ST. PETERSBURG
It takes 16 quarters to wash a bundle of clothes at Quick Way Laundry and another six to dry it. Multiply that by the number of homeless teenagers who come to Kay Tillinghast with backpacks full of dirty laundry and you have an expensive charitable habit.
Every week for the past few years, Tillinghast, who works for the nonprofit Family Resources, has been helping runaways and shelter kids do laundry. Most Tuesdays, she rounds up a few in her minivan — "any more than two or three and it takes on a party atmosphere," she says — and brings them to the outdoor coin laundry on Lown Street.
For a few hours, while the washing machines are spinning, she has a captive audience for case management and mothering. But the quarters have added up.
Family Resources has launched a campaign called Quarters for Kids to collect donations. They're welcome in coin form — the St. Paul United Methodist Church in Largo already handed in more than $200 in quarters.

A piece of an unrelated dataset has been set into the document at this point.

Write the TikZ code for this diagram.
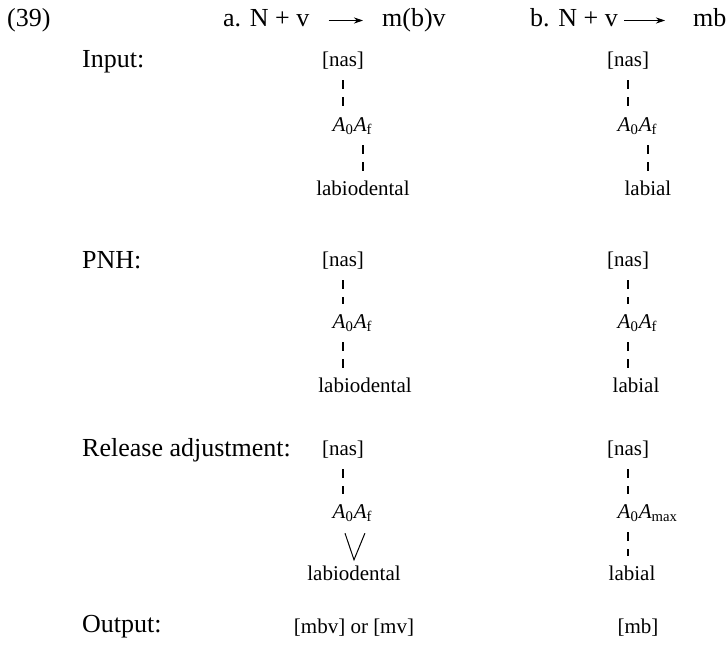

Earlier this week, while a 19-year-old napped in the trunk of her car, Tillinghast folded the girl's clothes. The sleepy teenager, Solanyi Cabrera, has been living on the street, on and off, for the past four years. At times, she said, she and a friend slept on the benches inside the coin laundry.
"We used to make it look like we were washing clothes," she said. "If somebody came over, we just acted surprised, like, 'Oh sorry! I fell asleep!' "
There is now a chance that Cabrera could get an apartment of her own. Family Resources started its own housing program and built a small apartment complex for youth ages 18 and older who are either homeless or have aged out of the foster care system.
Cabrera is one among many on a long waiting list, Tillinghast said, but first she must find a job.
As Tillinghast helps another young woman fold her clothes on a recent Tuesday, she finds a lighter in a pants pocket and holds it up disapprovingly.
"I thought you'd quit smoking," Tillinghast says.
The woman, who dropped out of high school and left home after turning 19, says the lighter isn't hers.